__Work required__:
Without the pictures, output the lines of the material from the very first through the one that holds "const trendDotted = [8.2, 10.3];".

__Dataset excerpt__:

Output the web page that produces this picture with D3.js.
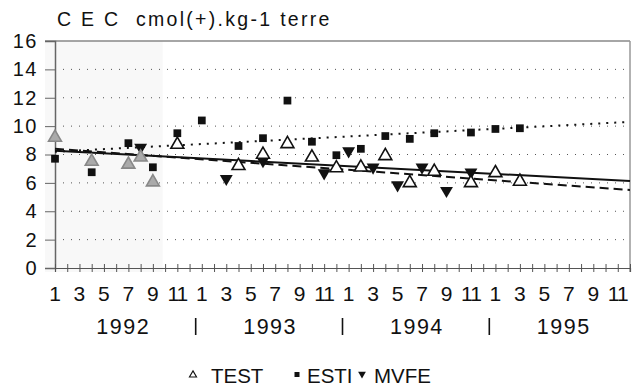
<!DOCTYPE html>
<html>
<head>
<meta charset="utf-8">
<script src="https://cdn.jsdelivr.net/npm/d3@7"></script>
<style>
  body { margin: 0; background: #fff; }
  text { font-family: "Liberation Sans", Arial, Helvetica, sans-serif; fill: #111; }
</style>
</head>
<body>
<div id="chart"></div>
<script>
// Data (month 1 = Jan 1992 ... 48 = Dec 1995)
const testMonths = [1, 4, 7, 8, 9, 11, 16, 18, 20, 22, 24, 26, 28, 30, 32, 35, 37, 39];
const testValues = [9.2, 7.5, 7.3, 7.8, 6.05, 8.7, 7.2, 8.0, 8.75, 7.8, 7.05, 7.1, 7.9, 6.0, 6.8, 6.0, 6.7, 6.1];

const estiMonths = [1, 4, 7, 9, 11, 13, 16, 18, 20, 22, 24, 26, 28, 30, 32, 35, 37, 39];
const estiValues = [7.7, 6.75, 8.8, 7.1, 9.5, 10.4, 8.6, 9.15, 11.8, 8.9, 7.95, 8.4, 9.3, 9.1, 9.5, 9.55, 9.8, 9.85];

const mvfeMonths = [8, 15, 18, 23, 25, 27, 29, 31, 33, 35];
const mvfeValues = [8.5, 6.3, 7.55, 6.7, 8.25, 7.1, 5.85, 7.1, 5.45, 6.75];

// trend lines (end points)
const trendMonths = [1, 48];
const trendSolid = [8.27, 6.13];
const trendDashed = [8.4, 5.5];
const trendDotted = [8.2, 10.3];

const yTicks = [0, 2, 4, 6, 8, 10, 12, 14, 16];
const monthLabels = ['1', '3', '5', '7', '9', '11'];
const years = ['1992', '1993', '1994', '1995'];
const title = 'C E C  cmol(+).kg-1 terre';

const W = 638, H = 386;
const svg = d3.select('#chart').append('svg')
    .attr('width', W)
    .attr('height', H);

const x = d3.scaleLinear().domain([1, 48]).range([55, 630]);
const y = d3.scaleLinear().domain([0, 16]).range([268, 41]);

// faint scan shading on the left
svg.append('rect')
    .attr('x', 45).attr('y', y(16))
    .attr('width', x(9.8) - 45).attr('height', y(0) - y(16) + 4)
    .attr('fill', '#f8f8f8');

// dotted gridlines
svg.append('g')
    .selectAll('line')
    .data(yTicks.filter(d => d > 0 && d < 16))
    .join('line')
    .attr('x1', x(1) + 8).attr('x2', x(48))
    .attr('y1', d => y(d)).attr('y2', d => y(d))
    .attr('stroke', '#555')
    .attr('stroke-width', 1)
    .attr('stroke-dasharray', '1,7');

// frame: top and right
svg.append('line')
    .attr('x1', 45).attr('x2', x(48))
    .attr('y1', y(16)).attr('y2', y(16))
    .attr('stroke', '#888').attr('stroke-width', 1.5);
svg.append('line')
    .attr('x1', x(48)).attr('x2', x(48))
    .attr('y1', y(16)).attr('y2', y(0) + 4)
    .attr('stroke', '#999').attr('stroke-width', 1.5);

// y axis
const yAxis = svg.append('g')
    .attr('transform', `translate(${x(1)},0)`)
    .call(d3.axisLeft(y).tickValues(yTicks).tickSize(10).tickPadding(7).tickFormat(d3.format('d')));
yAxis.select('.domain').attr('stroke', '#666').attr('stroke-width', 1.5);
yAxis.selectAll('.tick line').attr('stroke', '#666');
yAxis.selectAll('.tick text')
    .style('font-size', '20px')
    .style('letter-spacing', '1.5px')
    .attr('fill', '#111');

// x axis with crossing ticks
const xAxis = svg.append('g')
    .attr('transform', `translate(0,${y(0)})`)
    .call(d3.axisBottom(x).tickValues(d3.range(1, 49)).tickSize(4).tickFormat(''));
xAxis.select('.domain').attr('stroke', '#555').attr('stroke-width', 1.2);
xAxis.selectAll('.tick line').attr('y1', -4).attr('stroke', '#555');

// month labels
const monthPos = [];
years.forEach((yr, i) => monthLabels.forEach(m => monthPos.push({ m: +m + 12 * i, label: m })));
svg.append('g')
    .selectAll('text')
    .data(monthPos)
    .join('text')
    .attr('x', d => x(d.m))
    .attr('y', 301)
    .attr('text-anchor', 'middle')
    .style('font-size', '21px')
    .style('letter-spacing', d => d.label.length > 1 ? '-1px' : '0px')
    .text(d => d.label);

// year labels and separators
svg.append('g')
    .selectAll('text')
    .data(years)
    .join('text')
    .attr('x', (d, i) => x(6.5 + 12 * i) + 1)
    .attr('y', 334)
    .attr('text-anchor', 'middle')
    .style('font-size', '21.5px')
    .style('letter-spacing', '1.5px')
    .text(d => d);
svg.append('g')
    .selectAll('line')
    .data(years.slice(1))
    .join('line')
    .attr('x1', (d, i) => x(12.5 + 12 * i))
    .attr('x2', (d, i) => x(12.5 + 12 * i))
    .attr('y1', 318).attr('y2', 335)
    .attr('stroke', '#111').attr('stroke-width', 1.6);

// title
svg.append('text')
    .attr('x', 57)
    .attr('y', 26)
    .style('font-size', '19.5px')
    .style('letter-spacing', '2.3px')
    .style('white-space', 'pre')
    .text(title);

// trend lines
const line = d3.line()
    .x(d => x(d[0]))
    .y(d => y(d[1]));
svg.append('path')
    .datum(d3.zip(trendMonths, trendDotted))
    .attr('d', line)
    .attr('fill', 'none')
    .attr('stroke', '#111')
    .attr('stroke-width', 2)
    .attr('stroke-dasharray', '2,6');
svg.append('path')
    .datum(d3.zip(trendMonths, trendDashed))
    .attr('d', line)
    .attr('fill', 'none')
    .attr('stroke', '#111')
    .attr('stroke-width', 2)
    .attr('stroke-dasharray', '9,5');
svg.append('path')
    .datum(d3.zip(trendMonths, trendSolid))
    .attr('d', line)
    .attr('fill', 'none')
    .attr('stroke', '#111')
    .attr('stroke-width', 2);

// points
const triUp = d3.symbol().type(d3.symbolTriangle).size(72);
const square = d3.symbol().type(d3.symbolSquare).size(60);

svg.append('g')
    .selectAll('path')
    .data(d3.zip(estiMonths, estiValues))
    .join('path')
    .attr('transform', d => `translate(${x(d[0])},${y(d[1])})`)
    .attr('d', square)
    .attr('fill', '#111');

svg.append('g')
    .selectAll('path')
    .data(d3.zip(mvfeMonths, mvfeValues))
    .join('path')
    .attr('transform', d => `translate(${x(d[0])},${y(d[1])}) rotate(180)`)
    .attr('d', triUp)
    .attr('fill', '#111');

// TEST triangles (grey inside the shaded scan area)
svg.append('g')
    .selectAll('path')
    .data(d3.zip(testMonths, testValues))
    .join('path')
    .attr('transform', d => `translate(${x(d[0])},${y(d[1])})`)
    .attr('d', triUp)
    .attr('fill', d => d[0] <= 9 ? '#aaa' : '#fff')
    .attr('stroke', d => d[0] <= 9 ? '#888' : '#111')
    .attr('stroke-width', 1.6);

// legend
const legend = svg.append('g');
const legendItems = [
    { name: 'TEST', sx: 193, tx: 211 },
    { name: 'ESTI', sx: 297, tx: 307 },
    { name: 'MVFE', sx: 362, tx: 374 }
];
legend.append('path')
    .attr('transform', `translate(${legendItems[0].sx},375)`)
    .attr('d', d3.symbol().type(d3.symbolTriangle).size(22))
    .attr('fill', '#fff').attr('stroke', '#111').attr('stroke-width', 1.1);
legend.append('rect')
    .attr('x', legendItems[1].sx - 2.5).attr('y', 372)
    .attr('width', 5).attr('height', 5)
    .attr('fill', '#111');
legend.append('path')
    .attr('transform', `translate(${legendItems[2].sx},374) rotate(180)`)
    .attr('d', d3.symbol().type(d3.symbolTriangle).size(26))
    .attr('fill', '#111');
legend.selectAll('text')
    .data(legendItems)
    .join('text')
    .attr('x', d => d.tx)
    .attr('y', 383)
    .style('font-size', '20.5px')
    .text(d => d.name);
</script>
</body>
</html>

__Worked answer__:
Output the web page that produces this picture with D3.js.
<!DOCTYPE html>
<html>
<head>
<meta charset="utf-8">
<script src="https://cdn.jsdelivr.net/npm/d3@7"></script>
<style>
  body { margin: 0; background: #fff; }
  text { font-family: "Liberation Sans", Arial, Helvetica, sans-serif; fill: #111; }
</style>
</head>
<body>
<div id="chart"></div>
<script>
// Data (month 1 = Jan 1992 ... 48 = Dec 1995)
const testMonths = [1, 4, 7, 8, 9, 11, 16, 18, 20, 22, 24, 26, 28, 30, 32, 35, 37, 39];
const testValues = [9.2, 7.5, 7.3, 7.8, 6.05, 8.7, 7.2, 8.0, 8.75, 7.8, 7.05, 7.1, 7.9, 6.0, 6.8, 6.0, 6.7, 6.1];

const estiMonths = [1, 4, 7, 9, 11, 13, 16, 18, 20, 22, 24, 26, 28, 30, 32, 35, 37, 39];
const estiValues = [7.7, 6.75, 8.8, 7.1, 9.5, 10.4, 8.6, 9.15, 11.8, 8.9, 7.95, 8.4, 9.3, 9.1, 9.5, 9.55, 9.8, 9.85];

const mvfeMonths = [8, 15, 18, 23, 25, 27, 29, 31, 33, 35];
const mvfeValues = [8.5, 6.3, 7.55, 6.7, 8.25, 7.1, 5.85, 7.1, 5.45, 6.75];

// trend lines (end points)
const trendMonths = [1, 48];
const trendSolid = [8.27, 6.13];
const trendDashed = [8.4, 5.5];
const trendDotted = [8.2, 10.3];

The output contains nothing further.